Comme aujourd'hui le soir/
/Quand fuit la nuit agile/  [Le soir, où donc s'enfuit la nuit ?]
Ou le matin quand l'aube/  [Le matin, c'est l'aube]
/Et le jour vous disiez/

Ainsi vous parliez voix/
Et Virgile écoutait/
Comme j'écoute et l'eau/  [Qui nous ôtera le bruit de l'eau !]
Voyait passer le cygne/
/Auguste et le bouleau/  [Une fable : Rome et le Nord.]
Le vent et le rocher/  [Cet accord !]
/L'écume et le ciel sombre  [Cet autre accord !]
L'homme… Ô nature ! abîme !/  [Troisième accord !]
 /Immensité de l'ombre !/  [L'espace où nous nous accordons, au monde et entre nous, mais incommensurable à nos lumières.]

  Mais que peut de nos jours la diction de l'alexandrin selon Hugo — une dernière fois impérieuse, disait Mallarmé — et le rappel qu'elle intimait à l'hexamètre et aux mesures de la Bible ? Qui comme Hugo pourrait désormais plier notre langue aux rythmes anciens ? Et, depuis nos années cinquante, précédée par le grand vers, l'agriculture européenne n'est-elle pas sortie du néolithique ?

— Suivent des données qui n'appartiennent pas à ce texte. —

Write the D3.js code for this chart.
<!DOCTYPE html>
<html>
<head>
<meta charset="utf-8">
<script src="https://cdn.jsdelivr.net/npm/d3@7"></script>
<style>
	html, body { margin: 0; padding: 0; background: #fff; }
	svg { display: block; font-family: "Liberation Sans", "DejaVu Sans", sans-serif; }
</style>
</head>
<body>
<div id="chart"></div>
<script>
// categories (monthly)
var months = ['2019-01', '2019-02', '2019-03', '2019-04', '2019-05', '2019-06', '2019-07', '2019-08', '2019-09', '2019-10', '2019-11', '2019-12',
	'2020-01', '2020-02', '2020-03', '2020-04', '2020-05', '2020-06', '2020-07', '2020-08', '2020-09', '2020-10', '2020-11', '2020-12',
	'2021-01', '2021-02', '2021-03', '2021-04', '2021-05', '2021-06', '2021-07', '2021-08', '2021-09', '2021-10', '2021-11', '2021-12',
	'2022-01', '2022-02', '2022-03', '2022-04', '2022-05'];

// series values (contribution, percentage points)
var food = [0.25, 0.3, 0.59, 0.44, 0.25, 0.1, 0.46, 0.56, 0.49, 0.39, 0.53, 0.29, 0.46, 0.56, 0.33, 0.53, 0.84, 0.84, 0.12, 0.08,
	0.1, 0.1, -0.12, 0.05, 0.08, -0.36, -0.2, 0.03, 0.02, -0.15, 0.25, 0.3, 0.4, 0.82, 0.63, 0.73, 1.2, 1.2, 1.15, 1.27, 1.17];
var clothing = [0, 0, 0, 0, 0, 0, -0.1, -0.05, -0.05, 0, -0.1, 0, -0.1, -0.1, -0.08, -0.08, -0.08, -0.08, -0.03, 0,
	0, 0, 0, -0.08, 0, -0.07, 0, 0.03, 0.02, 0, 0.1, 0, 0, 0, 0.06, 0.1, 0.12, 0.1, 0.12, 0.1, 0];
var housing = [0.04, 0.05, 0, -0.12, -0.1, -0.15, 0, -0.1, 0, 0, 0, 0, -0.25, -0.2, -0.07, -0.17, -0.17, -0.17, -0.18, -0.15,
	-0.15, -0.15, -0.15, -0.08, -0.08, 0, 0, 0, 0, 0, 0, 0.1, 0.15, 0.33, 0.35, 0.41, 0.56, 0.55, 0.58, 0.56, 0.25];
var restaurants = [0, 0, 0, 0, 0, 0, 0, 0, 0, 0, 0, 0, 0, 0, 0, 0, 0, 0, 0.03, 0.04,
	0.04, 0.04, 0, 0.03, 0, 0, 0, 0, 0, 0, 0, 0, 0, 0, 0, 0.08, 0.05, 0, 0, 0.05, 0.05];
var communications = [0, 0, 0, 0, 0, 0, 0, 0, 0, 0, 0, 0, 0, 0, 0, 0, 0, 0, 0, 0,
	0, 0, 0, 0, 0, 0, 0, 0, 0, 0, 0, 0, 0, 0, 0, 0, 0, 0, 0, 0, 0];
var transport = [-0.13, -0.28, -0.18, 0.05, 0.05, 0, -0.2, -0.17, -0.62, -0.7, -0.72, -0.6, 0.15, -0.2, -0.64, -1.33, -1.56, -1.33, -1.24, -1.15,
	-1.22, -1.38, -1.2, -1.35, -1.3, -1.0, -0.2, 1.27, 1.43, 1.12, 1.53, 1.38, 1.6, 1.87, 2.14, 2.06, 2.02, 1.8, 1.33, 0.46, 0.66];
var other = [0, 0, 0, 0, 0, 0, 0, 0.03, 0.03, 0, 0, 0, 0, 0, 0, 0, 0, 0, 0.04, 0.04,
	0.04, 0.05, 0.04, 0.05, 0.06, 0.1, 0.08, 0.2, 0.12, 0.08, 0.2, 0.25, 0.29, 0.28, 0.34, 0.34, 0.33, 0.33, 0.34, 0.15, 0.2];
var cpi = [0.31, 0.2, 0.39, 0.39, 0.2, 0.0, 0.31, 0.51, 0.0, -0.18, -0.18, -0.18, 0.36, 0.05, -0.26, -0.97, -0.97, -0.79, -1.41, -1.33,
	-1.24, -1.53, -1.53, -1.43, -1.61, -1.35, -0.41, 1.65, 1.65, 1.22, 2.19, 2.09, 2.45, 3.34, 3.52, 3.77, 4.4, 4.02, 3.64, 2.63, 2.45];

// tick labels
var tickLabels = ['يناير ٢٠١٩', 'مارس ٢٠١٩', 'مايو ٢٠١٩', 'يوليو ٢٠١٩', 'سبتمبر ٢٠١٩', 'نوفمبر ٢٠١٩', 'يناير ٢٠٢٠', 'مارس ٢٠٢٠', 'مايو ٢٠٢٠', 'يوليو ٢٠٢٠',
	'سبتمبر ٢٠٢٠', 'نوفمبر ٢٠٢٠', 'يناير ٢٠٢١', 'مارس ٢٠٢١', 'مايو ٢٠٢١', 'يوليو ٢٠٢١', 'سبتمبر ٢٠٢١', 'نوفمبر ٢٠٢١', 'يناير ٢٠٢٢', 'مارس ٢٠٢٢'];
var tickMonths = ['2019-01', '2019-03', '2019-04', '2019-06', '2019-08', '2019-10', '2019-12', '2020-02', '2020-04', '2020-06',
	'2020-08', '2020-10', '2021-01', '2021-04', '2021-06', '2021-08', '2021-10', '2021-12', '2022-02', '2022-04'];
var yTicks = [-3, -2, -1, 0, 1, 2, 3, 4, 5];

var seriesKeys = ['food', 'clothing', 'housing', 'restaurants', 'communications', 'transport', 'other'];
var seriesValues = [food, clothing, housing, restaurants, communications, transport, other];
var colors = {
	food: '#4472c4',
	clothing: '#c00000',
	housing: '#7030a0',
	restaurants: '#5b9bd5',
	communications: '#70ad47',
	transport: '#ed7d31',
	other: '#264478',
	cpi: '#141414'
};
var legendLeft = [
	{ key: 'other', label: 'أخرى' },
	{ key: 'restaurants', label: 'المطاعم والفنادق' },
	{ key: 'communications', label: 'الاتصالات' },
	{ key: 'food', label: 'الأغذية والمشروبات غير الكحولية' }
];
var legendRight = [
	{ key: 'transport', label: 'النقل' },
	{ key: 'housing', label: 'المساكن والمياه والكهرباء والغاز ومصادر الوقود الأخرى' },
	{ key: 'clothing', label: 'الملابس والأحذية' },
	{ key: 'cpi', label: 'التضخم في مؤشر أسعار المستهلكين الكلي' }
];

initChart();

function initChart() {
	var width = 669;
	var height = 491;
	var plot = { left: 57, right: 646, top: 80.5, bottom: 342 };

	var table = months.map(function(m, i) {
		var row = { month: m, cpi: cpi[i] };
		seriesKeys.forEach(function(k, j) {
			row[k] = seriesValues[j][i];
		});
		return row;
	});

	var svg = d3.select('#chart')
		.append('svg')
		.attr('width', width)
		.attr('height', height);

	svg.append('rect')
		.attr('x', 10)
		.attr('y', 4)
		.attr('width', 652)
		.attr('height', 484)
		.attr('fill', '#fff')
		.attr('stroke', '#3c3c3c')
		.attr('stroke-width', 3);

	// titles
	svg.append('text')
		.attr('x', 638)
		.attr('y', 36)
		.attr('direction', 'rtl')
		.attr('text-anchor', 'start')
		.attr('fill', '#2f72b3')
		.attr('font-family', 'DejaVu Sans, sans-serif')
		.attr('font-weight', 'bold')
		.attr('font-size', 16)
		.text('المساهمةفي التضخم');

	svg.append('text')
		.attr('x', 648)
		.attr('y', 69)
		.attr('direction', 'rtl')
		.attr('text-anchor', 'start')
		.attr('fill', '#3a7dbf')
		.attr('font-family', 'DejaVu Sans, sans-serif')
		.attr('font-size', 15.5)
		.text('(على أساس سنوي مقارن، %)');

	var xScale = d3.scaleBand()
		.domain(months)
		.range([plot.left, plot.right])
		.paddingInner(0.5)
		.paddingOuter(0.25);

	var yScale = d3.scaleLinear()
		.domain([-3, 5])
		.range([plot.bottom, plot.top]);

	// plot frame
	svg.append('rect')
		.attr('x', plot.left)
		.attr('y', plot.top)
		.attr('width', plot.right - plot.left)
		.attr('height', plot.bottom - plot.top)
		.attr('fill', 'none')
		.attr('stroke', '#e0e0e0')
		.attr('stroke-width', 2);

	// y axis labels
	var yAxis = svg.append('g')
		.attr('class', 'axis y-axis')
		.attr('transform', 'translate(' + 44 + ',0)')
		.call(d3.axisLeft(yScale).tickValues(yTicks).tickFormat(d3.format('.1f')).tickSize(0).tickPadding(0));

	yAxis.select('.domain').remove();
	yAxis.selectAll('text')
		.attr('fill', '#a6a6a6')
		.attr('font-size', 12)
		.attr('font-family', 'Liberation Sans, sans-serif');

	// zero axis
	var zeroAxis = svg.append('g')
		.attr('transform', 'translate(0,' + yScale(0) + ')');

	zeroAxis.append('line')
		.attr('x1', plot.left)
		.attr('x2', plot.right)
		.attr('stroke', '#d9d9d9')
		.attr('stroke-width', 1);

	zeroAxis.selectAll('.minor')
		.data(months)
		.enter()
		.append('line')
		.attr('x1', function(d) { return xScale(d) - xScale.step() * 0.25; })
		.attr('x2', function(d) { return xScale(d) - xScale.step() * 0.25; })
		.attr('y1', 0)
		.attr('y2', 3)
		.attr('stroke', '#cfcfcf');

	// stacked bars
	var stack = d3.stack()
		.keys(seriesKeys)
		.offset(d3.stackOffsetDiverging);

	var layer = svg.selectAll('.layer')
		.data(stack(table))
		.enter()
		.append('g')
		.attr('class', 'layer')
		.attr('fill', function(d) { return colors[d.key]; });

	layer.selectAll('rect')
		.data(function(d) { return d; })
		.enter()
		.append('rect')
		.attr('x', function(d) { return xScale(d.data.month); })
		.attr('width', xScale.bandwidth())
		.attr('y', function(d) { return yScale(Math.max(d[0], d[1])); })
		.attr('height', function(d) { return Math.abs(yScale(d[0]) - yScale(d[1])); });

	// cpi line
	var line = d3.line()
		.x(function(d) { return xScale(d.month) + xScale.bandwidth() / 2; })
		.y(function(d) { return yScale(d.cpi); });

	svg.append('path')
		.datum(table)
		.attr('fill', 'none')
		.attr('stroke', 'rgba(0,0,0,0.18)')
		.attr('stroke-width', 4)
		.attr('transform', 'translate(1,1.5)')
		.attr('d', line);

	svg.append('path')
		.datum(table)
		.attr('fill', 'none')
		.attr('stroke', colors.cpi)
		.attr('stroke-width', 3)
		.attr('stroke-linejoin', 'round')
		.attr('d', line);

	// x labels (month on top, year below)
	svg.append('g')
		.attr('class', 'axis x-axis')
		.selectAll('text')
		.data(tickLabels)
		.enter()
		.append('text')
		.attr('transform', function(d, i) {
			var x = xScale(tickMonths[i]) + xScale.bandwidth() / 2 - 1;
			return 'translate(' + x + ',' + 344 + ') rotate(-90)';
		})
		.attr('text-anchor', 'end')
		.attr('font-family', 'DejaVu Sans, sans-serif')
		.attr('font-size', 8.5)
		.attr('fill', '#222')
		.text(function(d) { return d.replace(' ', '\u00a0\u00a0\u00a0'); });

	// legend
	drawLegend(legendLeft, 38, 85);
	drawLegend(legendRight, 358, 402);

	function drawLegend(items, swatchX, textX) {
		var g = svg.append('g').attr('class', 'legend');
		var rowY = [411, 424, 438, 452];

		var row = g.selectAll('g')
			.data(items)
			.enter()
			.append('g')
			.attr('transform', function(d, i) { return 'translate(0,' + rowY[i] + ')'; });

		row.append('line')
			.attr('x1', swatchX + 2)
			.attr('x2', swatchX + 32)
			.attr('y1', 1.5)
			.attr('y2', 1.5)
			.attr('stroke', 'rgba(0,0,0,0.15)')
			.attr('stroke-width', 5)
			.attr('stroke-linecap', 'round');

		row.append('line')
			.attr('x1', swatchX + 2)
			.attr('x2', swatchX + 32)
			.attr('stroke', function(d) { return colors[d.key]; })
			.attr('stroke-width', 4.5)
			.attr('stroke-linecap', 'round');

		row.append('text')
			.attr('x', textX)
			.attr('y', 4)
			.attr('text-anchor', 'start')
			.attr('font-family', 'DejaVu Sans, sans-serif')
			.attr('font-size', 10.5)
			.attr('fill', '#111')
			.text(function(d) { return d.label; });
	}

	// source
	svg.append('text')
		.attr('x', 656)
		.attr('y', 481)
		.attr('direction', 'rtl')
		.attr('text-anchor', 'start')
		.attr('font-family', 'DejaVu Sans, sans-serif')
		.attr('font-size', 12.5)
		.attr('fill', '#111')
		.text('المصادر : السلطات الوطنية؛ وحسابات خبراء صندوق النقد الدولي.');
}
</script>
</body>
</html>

  Cependant nous appartenons encore au monde des tout premiers cultivateurs et de leurs prophètes, puisque, continuant leurs efforts dans les rythmes de nos champs d'Occident, nous remplissons humainement leur vœu de vagues de blé moutonnant en masses impeccables jusqu'à l'horizon, à eux que nourrissaient à peine, dans les bonnes années, quelques épis pointant dans des cailloux au milieu de l'ivraie. Et les mutations que nous imposerons aux gènes des végétaux ne seront pas plus décisifs — le veuillent les dieux ! — que celles qui firent, au long des millénaires, d'une herbe folle de Mésopotamie, la famille nombreuse et heureusement perfectionnable des céréales.